» Prompt
Every line that contains the word "matplotlib" should be copied out.

» Information provided
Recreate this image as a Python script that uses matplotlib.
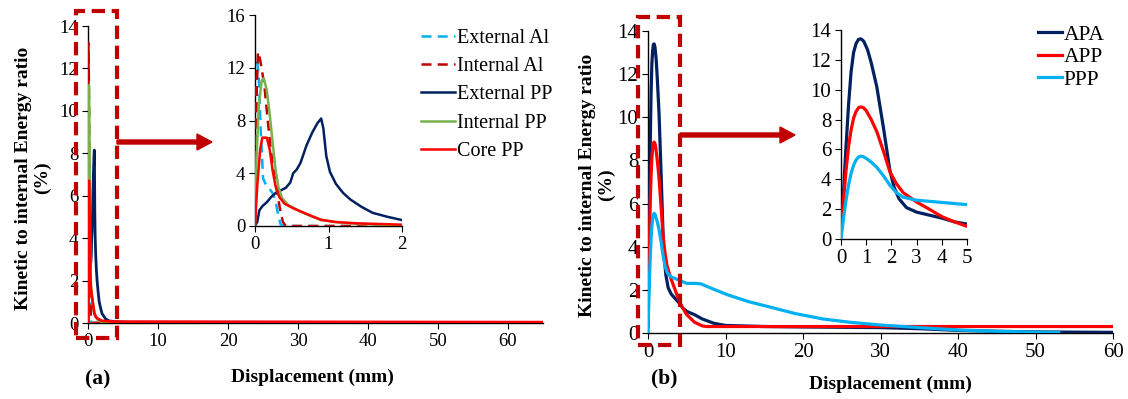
import matplotlib
matplotlib.use('Agg')
import matplotlib.pyplot as plt
from matplotlib.patches import Rectangle, FancyArrow

plt.rcParams['font.family'] = ['Liberation Serif', 'DejaVu Serif']

# ---- (a) layers ----
ext_al_x = [0, 0.01, 0.03, 0.05, 0.08, 0.11, 0.15, 0.2, 0.25, 0.29, 0.32, 0.35, 0.4, 1, 65]
ext_al_y = [0, 6, 12.4, 11.5, 7, 3.6, 3.1, 2.8, 2.4, 1.6, 0.7, 0.1, 0, 0, 0]
int_al_x = [0, 0.01, 0.04, 0.07, 0.1, 0.13, 0.17, 0.21, 0.25, 0.3, 0.34, 0.38, 0.42, 1, 65]
int_al_y = [0, 8, 13.2, 12.6, 11.6, 10.5, 8.2, 6.0, 4.3, 2.6, 1.3, 0.3, 0, 0, 0]
ext_pp_x = [0, 0.03, 0.06, 0.1, 0.16, 0.22, 0.28, 0.35, 0.42, 0.48, 0.52, 0.57, 0.62, 0.7,
            0.78, 0.85, 0.9, 0.93, 0.97, 1.02, 1.1, 1.2, 1.3, 1.45, 1.6, 1.8, 2.0, 2.5, 3, 4, 6, 65]
ext_pp_y = [0, 0.3, 1.2, 1.5, 1.8, 2.2, 2.5, 2.7, 2.9, 3.3, 4.0, 4.3, 4.8, 6.1,
            7.1, 7.8, 8.15, 7.4, 5.3, 4.1, 3.2, 2.5, 2.0, 1.45, 1.0, 0.7, 0.45, 0.2, 0.1, 0.06, 0.04, 0.02]
int_pp_x = [0, 0.02, 0.05, 0.09, 0.12, 0.16, 0.2, 0.24, 0.28, 0.32, 0.37, 0.45, 0.55, 0.7, 0.9, 1.1, 1.4, 2, 5, 65]
int_pp_y = [0, 5, 9, 11.0, 11.2, 10.3, 8.5, 6.3, 4.3, 2.9, 2.1, 1.6, 1.3, 0.9, 0.45, 0.3, 0.15, 0.05, 0.02, 0.01]
core_x = [0, 0.03, 0.07, 0.1, 0.16, 0.2, 0.24, 0.28, 0.33, 0.4, 0.5, 0.6, 0.75, 0.9, 1.1, 1.4, 2, 4, 65]
core_y = [0, 3.0, 5.8, 6.7, 6.7, 5.8, 4.2, 3.0, 2.2, 1.7, 1.4, 1.15, 0.8, 0.47, 0.3, 0.2, 0.1, 0.06, 0.04]

# ---- (b) panels ----
apa_x = [0, 0.1, 0.2, 0.3, 0.4, 0.5, 0.6, 0.7, 0.8, 0.9, 1.05, 1.2, 1.42, 1.68, 1.94, 2.1, 2.3,
         2.6, 3.0, 3.5, 4.0, 4.5, 5.0, 6, 7, 8.5, 10, 15, 20, 30, 35, 40, 45, 50, 55, 60]
apa_y = [0.3, 3.2, 6.2, 9.0, 11.2, 12.5, 13.1, 13.38, 13.4, 13.25, 12.7, 11.8, 10.2, 7.5, 4.6,
         3.5, 2.7, 2.1, 1.8, 1.6, 1.4, 1.15, 1.0, 0.85, 0.65, 0.45, 0.35, 0.3, 0.28, 0.25, 0.2,
         0.12, 0.08, 0.05, 0.04, 0.03]
app_x = [0, 0.1, 0.2, 0.3, 0.4, 0.5, 0.6, 0.7, 0.8, 0.9, 1.0, 1.2, 1.42, 1.7, 1.94, 2.2, 2.47,
         2.98, 3.5, 4.0, 4.5, 5.0, 6, 7, 7.5, 10, 20, 30, 40, 50, 60]
app_y = [0.3, 2.6, 4.6, 6.2, 7.3, 8.1, 8.55, 8.8, 8.85, 8.78, 8.6, 8.0, 7.2, 5.8, 4.5, 3.7, 3.1,
         2.5, 2.0, 1.5, 1.15, 0.85, 0.5, 0.33, 0.3, 0.3, 0.3, 0.3, 0.3, 0.3, 0.3]
ppp_x = [0, 0.1, 0.2, 0.3, 0.4, 0.5, 0.6, 0.7, 0.8, 0.9, 1.0, 1.2, 1.42, 1.7, 1.94, 2.2, 2.47,
         2.98, 4.0, 5.0, 6.0, 6.8, 8, 10.2, 13, 16.1, 19, 22.6, 26, 30, 35, 40, 45, 50, 53]
ppp_y = [0, 1.4, 2.6, 3.6, 4.4, 4.95, 5.3, 5.5, 5.55, 5.5, 5.4, 5.15, 4.8, 4.2, 3.6, 3.1, 2.8,
         2.6, 2.45, 2.3, 2.3, 2.28, 2.1, 1.78, 1.45, 1.17, 0.9, 0.65, 0.5, 0.37, 0.25, 0.14, 0.08,
         0.04, 0.02]

NAVY = '#002060'
RED = '#FF0000'
LBLUE = '#00B0F0'
GREEN = '#77B24C'
DRED = '#C00000'

W, H = 1128, 399
fig = plt.figure(figsize=(W / 100, H / 100), dpi=100)


def pos(x0, x1, ytop, ybot):
    return [x0 / W, 1 - ybot / H, (x1 - x0) / W, (ybot - ytop) / H]


def style(ax, fs):
    for s in ['top', 'right']:
        ax.spines[s].set_visible(False)
    for s in ['left', 'bottom']:
        ax.spines[s].set_color('black')
        ax.spines[s].set_linewidth(1.0)
    ax.tick_params(direction='out', length=4, width=0.8, labelsize=fs, pad=3)
    ax.patch.set_alpha(0)


def plot_a(ax, lw):
    ax.plot(ext_al_x, ext_al_y, color=LBLUE, lw=lw, ls=(0, (4, 2.5)), label='External Al', zorder=3)
    ax.plot(int_al_x, int_al_y, color=DRED, lw=lw, ls=(0, (4, 2.5)), label='Internal Al', zorder=3)
    ax.plot(ext_pp_x, ext_pp_y, color=NAVY, lw=lw, label='External PP', zorder=3)
    ax.plot(int_pp_x, int_pp_y, color=GREEN, lw=lw, label='Internal PP', zorder=3)
    ax.plot(core_x, core_y, color=RED, lw=lw, label='Core PP', zorder=3)


def plot_b(ax, lw):
    ax.plot(apa_x, apa_y, color=NAVY, lw=lw, label='APA', zorder=3)
    ax.plot(app_x, app_y, color=RED, lw=lw, label='APP', zorder=3)
    ax.plot(ppp_x, ppp_y, color=LBLUE, lw=lw, label='PPP', zorder=3)


ylab = 'Kinetic to internal Energy ratio\n(%)'

# (a) main
ax1 = fig.add_axes(pos(88, 543, 26, 323))
plot_a(ax1, 2.0)
ax1.set_xlim(0, 65)
ax1.set_ylim(0, 14)
ax1.set_xticks(range(0, 61, 10))
ax1.set_yticks(range(0, 15, 2))
style(ax1, 13.5)

# (a) inset
ax1i = fig.add_axes(pos(255, 402, 15, 226))
plot_a(ax1i, 1.8)
ax1i.set_xlim(0, 2)
ax1i.set_ylim(0, 16)
ax1i.set_xticks([0, 1, 2])
ax1i.set_yticks([0, 4, 8, 12, 16])
style(ax1i, 13.5)
h, l = ax1i.get_legend_handles_labels()
fig.legend(h, l, loc='upper left', bbox_to_anchor=(413 / W, 1 - 21 / H), frameon=False,
           fontsize=14.5, handlelength=1.7, handletextpad=0.1, labelspacing=0.45,
           borderaxespad=0)

# (b) main
ax2 = fig.add_axes(pos(648, 1113, 31, 333))
plot_b(ax2, 2.3)
ax2.set_xlim(0, 60)
ax2.set_ylim(0, 14)
ax2.set_xticks(range(0, 61, 10))
ax2.set_yticks(range(0, 15, 2))
style(ax2, 15)

# (b) inset
ax2i = fig.add_axes(pos(841, 967, 30, 239))
plot_b(ax2i, 2.3)
ax2i.set_xlim(0, 5)
ax2i.set_ylim(0, 14)
ax2i.set_xticks(range(0, 6))
ax2i.set_yticks(range(0, 15, 2))
style(ax2i, 15)
h, l = ax2i.get_legend_handles_labels()
fig.legend(h, l, loc='upper left', bbox_to_anchor=(1029 / W, 1 - 16 / H), frameon=False,
           fontsize=15.5, handlelength=1.15, handletextpad=0.05, labelspacing=0.12,
           borderaxespad=0)

# axis labels and panel tags
lab = dict(fontsize=14, fontweight='bold', ha='center', va='center')
fig.text(33 / W, 1 - 178 / H, ylab, rotation=90, linespacing=1.15, **lab)
fig.text(597 / W, 1 - 185 / H, ylab, rotation=90, linespacing=1.15, **lab)
fig.text(312 / W, 1 - 377 / H, 'Displacement (mm)', **lab)
fig.text(890 / W, 1 - 384 / H, 'Displacement (mm)', **lab)
fig.text(98 / W, 1 - 379 / H, '(a)', fontsize=15.5, fontweight='bold', ha='center', va='center')
fig.text(664 / W, 1 - 378 / H, '(b)', fontsize=15.5, fontweight='bold', ha='center', va='center')

# zoom boxes and arrows
for x0, x1, y0, y1 in [(76, 117, 11, 338), (638, 680, 17, 345)]:
    fig.patches.append(Rectangle((x0 / W, 1 - y1 / H), (x1 - x0) / W, (y1 - y0) / H,
                                 transform=fig.transFigure, fill=False, edgecolor=DRED,
                                 lw=3, ls=(0, (3.2, 1.6)), zorder=5))
for x0, x1, y in [(117, 212, 142), (680, 795, 135)]:
    fig.patches.append(FancyArrow(x0 / W, 1 - y / H, (x1 - x0) / W, 0,
                                  width=4 / H, head_width=16 / H, head_length=15 / W,
                                  length_includes_head=True, transform=fig.transFigure,
                                  color=DRED, zorder=5))

fig.savefig('out.png', dpi=100)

» Output of the exercise
Recreate this image as a Python script that uses matplotlib.
import matplotlib
matplotlib.use('Agg')
import matplotlib.pyplot as plt
from matplotlib.patches import Rectangle, FancyArrow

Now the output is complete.